Character string specifying the objective function. For multi-class classification use "multi:softprob"; for binary classification use "binary:logistic". Default is "multi:softprob".

early_stopping_rounds

Integer specifying the number of rounds without improvement to trigger early stopping. Default is NULL (no early stopping).

eval_metric

Character specifying the evaluation metric used during training. Default is "mlogloss".

min_split_loss

Numeric specifying the minimum loss reduction required to make a further partition. Default is 0.

colsample_bytree

Numeric specifying the subsample ratio of columns when constructing each tree. Default is 1.

subsample

Numeric specifying the subsample ratio of the training instances. Default is 1.

min_child_weight

Numeric specifying the minimum sum of instance weight needed in a child. Default is 1.

top_n_features

Integer specifying the number of top features to display in the importance plot. Default is 10.

verbose

Integer (0, 1 or 2) controlling the verbosity of xgb.train. Default is 0. Larger values print more information.

plot_roc

Logical indicating whether to plot the ROC curve and compute the AUC for binary classification.

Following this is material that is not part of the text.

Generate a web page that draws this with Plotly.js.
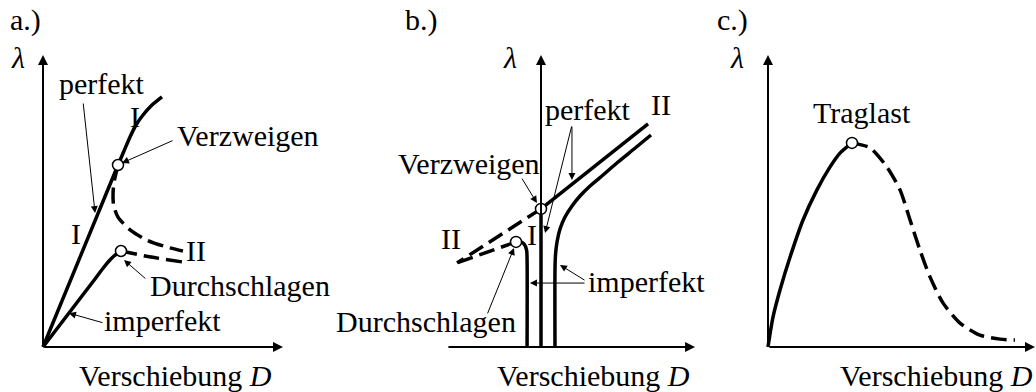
<!DOCTYPE html>
<html>
<head>
<meta charset="utf-8">
<script src="https://cdn.plot.ly/plotly-3.0.1.min.js"></script>
<style>html,body{margin:0;padding:0;background:#fff}</style>
</head>
<body>
<div id="chart" style="width:1036px;height:392px"></div>
<script>
// ---- a.) bifurcation (Verzweigen) and snap-through (Durchschlagen) ----
const aPerfectD   = [0, 3.125, 3.375, 3.625, 3.875, 4.167, 4.5, 4.958];
const aPerfectL   = [0, 6.233, 6.712, 7.192, 7.603, 7.945, 8.253, 8.562];
const aBranchD    = [3.125, 2.98, 2.92, 2.94, 3.125, 3.63, 4.33, 5.17, 5.83];
const aBranchL    = [6.233, 5.72, 5.31, 4.86, 4.45, 4.01, 3.66, 3.42, 3.29];
const aImperfD    = [0, 1.083, 2.167, 2.542, 2.75, 2.958, 3.125, 3.25];
const aImperfL    = [0, 1.164, 2.329, 2.740, 2.945, 3.116, 3.219, 3.288];
const aSnapD      = [3.25, 4.5, 5.83];
const aSnapL      = [3.288, 3.08, 2.91];
const aPointsD    = [3.125, 3.25];
const aPointsL    = [6.233, 3.288];

// ---- b.) symmetric bifurcation ----
const bPrimaryD   = [0, 0];
const bPrimaryL   = [0, 4.73];
const bSecUpD     = [0, 4.46];
const bSecUpL     = [4.73, 7.64];
const bSecDownD   = [0, -3.5];
const bSecDownL   = [4.73, 2.88];
const bImpRightD  = [0.583, 0.583, 0.604, 0.667, 0.792, 1.0, 1.292, 1.625, 2.042, 2.583, 3.208, 3.875, 4.583];
const bImpRightL  = [0, 2.637, 3.151, 3.596, 4.041, 4.452, 4.829, 5.171, 5.514, 5.890, 6.336, 6.781, 7.260];
const bImpLeftD   = [-0.58, -0.58, -0.60, -0.71, -0.875, -1.04];
const bImpLeftL   = [0, 2.98, 3.32, 3.53, 3.61, 3.60];
const bImpPostD   = [-1.04, -3.5];
const bImpPostL   = [3.60, 2.88];
const bPointsD    = [0, -1.04];
const bPointsL    = [4.73, 3.60];

// ---- c.) limit load (Traglast) ----
const cRiseD      = [0, 0.21, 0.5, 0.92, 1.46, 2.04, 2.58, 3.0, 3.5];
const cRiseL      = [0, 1.03, 1.95, 3.08, 4.35, 5.38, 6.16, 6.64, 6.99];
const cFallD      = [3.5, 4.25, 4.96, 5.5, 5.92, 6.33, 6.75, 7.29, 8.0, 8.83, 9.67, 10.29];
const cFallL      = [6.99, 6.82, 6.16, 5.38, 4.35, 3.32, 2.40, 1.51, 0.82, 0.41, 0.27, 0.24];
const cPointD     = [3.5];
const cPointL     = [6.99];

// ---- text ----
const panelTags   = ['a.)', 'b.)', 'c.)'];
const loadSymbol  = '<i>λ</i>';
const dispTitle   = 'Verschiebung <i>D</i>';

// ---- geometry of the three panels (pixels) ----
const W = 1036, H = 392;
const PX_PER_D = 24, PX_PER_L = 29.2, ORIGIN_Y = 347;
const panels = [
  {x0: 0,   x1: 360,  ox: 43},
  {x0: 360, x1: 720,  ox: 541},
  {x0: 720, x1: 1036, ox: 768}
];

const BLACK = '#000';
const SOLID = 3.5;
const DASH = '16px,7px';

function ref(ax) { return ax === 1 ? '' : String(ax); }

function curve(ax, D, L, dash) {
  return {
    type: 'scatter', mode: 'lines', x: D, y: L,
    xaxis: 'x' + ref(ax), yaxis: 'y' + ref(ax),
    line: {color: BLACK, width: SOLID, dash: dash || 'solid', shape: 'spline', smoothing: 0.7},
    cliponaxis: false, hoverinfo: 'skip'
  };
}
function nodes(ax, D, L) {
  return {
    type: 'scatter', mode: 'markers', x: D, y: L,
    xaxis: 'x' + ref(ax), yaxis: 'y' + ref(ax),
    marker: {size: 11, color: '#fff', line: {color: BLACK, width: 1.5}},
    cliponaxis: false, hoverinfo: 'skip'
  };
}

const traces = [
  curve(1, aPerfectD, aPerfectL),
  curve(1, aBranchD, aBranchL, DASH),
  curve(1, aImperfD, aImperfL),
  curve(1, aSnapD, aSnapL, DASH),
  nodes(1, aPointsD, aPointsL),

  curve(2, bPrimaryD, bPrimaryL),
  curve(2, bSecUpD, bSecUpL),
  curve(2, bSecDownD, bSecDownL, DASH),
  curve(2, bImpRightD, bImpRightL),
  curve(2, bImpLeftD, bImpLeftL),
  curve(2, bImpPostD, bImpPostL, DASH),
  nodes(2, bPointsD, bPointsL),

  curve(3, cRiseD, cRiseL),
  curve(3, cFallD, cFallL, DASH),
  nodes(3, cPointD, cPointL)
];

const font = {family: 'Liberation Serif, Times New Roman, serif', size: 30, color: BLACK};

function label(ax, x, y, text) {
  return {xref: 'x' + ref(ax), yref: 'y' + ref(ax), x: x, y: y, text: text,
          showarrow: false, font: font, borderpad: 0,
          xanchor: 'center', yanchor: 'middle'};
}
function pointer(ax, tail, tip, heavy) {
  return {xref: 'x' + ref(ax), yref: 'y' + ref(ax), axref: 'x' + ref(ax), ayref: 'y' + ref(ax),
          x: tip[0], y: tip[1], ax: tail[0], ay: tail[1], text: '',
          showarrow: true, arrowhead: 2, arrowcolor: BLACK,
          arrowwidth: heavy ? 2 : 1, arrowsize: heavy ? 1 : 1.4};
}

const annotations = [
  // axes
  pointer(1, [0, 0], [0, 10], true),
  pointer(1, [0, 0], [10, 0], true),
  pointer(2, [0, 0], [0, 10], true),
  pointer(2, [-3.92, 0], [6.42, 0], true),
  pointer(3, [0, 0], [0, 10], true),
  pointer(3, [0, 0], [11.125, 0], true),

  // a.)
  label(1, -0.75, 11.2, panelTags[0]),
  label(1, -1.04, 9.93, loadSymbol),
  label(1, 2.46, 9.04, 'perfekt'),
  label(1, 3.83, 7.88, 'I'),
  label(1, 8.54, 7.26, 'Verzweigen'),
  label(1, 1.375, 3.90, 'I'),
  label(1, 6.375, 3.29, 'II'),
  label(1, 8.21, 2.12, 'Durchschlagen'),
  label(1, 4.96, 0.92, 'imperfekt'),
  label(1, 5.54, -0.96, dispTitle),
  pointer(1, [1.67, 8.39], [2.17, 4.59]),
  pointer(1, [5.46, 7.09], [3.29, 6.30]),
  pointer(1, [4.33, 2.30], [3.375, 2.98]),
  pointer(1, [2.54, 0.82], [1.08, 1.16]),

  // b.)
  label(2, -5.0, 11.2, panelTags[1]),
  label(2, -1.29, 9.93, loadSymbol),
  label(2, 1.96, 8.15, 'perfekt'),
  label(2, 5.0, 8.29, 'II'),
  label(2, -3.0, 6.30, 'Verzweigen'),
  label(2, -3.75, 3.73, 'II'),
  label(2, -0.375, 3.87, 'I'),
  label(2, 4.375, 2.23, 'imperfekt'),
  label(2, -4.79, 0.86, 'Durchschlagen'),
  label(2, 2.17, -0.96, dispTitle),
  pointer(2, [-0.83, 5.82], [-0.17, 4.93]),
  pointer(2, [1.29, 7.60], [1.29, 5.72]),
  pointer(2, [1.29, 7.60], [0.17, 3.90]),
  pointer(2, [1.875, 2.19], [-0.46, 2.19]),
  pointer(2, [1.875, 2.26], [0.79, 2.81]),
  pointer(2, [-2.25, 1.10], [-1.125, 3.39]),

  // c.)
  label(3, -1.5, 11.2, panelTags[2]),
  label(3, -1.29, 9.93, loadSymbol),
  label(3, 3.92, 8.02, 'Traglast'),
  label(3, 7.0, -0.96, dispTitle)
];

const layout = {
  width: W, height: H,
  margin: {l: 0, r: 0, t: 0, b: 0, pad: 0},
  paper_bgcolor: '#fff', plot_bgcolor: 'rgba(0,0,0,0)',
  showlegend: false, hovermode: false,
  annotations: annotations
};

panels.forEach(function (p, i) {
  const suffix = i === 0 ? '' : String(i + 1);
  layout['xaxis' + suffix] = {
    domain: [p.x0 / W, p.x1 / W],
    range: [(p.x0 - p.ox) / PX_PER_D, (p.x1 - p.ox) / PX_PER_D],
    visible: false, fixedrange: true,
    anchor: 'y' + suffix
  };
  layout['yaxis' + suffix] = {
    domain: [0, 1],
    range: [(ORIGIN_Y - H) / PX_PER_L, ORIGIN_Y / PX_PER_L],
    visible: false, fixedrange: true,
    anchor: 'x' + suffix
  };
});

Plotly.newPlot('chart', traces, layout, {staticPlot: true, displayModeBar: false});
</script>
</body>
</html>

Default is FALSE.

print_results

Logical. If TRUE, prints the confusion matrix, top features and cross-validation metrics to the console. Default is FALSE.

seed

Optional integer seed for reproducibility. Default is 123.

scale

Character string specifying a transformation to apply to numeric predictors prior to model fitting. Possible values are "none", "log2", "log10", "zscore" or "custom". When set to "custom" a user defined function must be supplied via custom_fn. Defaults to "none".

custom_fn

A custom transformation function used when scale = "custom". Ignored otherwise. Should take a numeric vector and return a numeric vector of the same length.

Value

An invisible list with elements: model (the trained xgboost object), confusion_matrix (test set confusion matrix), importance (variable importance matrix), class_mapping (mapping from class names to numeric labels), cv_results (cross-validation results when cv=TRUE), importance_plot (a ggplot2 object of the top feature importance), and roc_plot (a ROC curve for binary classification when plot_roc=TRUE). All plots are printed automatically.

Examples

data_df0 <- ExampleData1
data_df <- data.frame(data_df0[, 1:3], log2(data_df0[, -c(1:3)]))
data_df <- data_df[, -c(2:3)]
data_df <- dplyr::filter(data_df, Group != "ND")
cyt_xgb(
 data = data_df,
 group_col = "Group",
 nrounds = 250,
 max_depth = 4,
 min_split_loss = 0,
 learning_rate = 0.05,
 nfold = 5,
 cv = FALSE,
 objective = "multi:softprob",
 eval_metric = "auc",
 plot_roc = TRUE,
 print_results = FALSE)